Task details:
Work out how many lines of the data hold the string "this", and reply with that number alone.

---------- Records to process ----------

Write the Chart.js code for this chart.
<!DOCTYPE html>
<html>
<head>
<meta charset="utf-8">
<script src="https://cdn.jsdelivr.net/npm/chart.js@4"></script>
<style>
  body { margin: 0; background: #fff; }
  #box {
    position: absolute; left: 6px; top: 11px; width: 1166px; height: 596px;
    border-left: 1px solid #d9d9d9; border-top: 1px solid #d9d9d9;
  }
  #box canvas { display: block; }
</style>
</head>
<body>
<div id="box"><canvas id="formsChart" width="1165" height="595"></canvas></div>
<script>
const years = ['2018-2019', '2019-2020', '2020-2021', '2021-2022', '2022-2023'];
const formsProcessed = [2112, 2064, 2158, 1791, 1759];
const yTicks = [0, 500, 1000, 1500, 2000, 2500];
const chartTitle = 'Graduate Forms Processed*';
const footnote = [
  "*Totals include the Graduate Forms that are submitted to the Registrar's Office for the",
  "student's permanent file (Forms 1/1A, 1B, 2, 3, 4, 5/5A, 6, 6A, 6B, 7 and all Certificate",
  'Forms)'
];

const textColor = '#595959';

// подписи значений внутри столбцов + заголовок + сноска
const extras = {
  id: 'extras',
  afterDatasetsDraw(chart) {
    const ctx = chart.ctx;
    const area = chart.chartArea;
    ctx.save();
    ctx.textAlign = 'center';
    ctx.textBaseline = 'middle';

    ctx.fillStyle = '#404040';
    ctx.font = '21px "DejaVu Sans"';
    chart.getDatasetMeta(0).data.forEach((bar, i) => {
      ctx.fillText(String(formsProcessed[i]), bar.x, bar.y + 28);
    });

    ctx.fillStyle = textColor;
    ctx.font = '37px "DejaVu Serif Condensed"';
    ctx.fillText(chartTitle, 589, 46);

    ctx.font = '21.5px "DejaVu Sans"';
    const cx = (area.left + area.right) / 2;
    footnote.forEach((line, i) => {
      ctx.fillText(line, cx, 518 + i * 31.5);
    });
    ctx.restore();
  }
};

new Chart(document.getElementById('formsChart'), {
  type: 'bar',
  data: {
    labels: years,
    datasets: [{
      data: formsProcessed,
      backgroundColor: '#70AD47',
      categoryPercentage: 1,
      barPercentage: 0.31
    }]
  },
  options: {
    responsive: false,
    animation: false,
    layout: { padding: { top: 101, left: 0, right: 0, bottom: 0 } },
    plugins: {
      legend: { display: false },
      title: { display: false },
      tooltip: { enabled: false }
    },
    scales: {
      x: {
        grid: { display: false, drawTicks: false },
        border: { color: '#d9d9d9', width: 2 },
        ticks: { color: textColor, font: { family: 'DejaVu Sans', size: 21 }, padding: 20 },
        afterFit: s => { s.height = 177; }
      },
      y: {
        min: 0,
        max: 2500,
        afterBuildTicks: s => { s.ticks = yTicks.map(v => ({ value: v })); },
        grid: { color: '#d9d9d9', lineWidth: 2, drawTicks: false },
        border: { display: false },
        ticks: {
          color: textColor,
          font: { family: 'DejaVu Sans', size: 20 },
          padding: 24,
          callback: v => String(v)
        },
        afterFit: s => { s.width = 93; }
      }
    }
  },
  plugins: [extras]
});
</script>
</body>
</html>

----------
---------- Records to process ----------

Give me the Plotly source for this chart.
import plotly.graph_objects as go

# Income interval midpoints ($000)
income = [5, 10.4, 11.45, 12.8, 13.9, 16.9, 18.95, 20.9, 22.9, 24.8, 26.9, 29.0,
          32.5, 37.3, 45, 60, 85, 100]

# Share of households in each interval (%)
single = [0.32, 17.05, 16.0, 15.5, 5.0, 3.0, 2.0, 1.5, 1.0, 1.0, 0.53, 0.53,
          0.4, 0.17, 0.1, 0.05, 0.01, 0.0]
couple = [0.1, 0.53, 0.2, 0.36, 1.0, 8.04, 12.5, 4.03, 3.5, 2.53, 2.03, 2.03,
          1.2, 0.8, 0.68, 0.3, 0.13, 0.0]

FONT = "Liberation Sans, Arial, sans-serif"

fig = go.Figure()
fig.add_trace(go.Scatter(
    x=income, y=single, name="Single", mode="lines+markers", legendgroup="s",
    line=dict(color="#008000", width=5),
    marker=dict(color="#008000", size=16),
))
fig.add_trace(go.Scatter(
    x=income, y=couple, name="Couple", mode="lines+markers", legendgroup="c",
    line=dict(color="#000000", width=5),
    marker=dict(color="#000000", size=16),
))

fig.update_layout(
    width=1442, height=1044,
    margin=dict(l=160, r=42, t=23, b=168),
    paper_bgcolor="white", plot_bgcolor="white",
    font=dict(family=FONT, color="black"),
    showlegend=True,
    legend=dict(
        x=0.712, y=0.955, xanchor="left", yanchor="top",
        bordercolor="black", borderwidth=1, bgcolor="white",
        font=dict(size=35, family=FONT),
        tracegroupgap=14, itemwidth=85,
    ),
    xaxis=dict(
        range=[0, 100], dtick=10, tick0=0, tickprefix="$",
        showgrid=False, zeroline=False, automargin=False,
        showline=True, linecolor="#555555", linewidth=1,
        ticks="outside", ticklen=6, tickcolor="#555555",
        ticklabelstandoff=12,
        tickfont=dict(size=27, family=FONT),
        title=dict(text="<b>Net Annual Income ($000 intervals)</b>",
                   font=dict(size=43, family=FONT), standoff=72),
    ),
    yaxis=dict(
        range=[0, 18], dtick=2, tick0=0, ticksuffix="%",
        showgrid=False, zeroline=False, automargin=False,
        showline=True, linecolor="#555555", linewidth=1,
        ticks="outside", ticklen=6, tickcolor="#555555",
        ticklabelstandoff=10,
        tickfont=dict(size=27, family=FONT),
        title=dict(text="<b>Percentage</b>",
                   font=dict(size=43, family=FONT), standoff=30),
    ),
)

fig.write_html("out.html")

----------

Finished answer:
2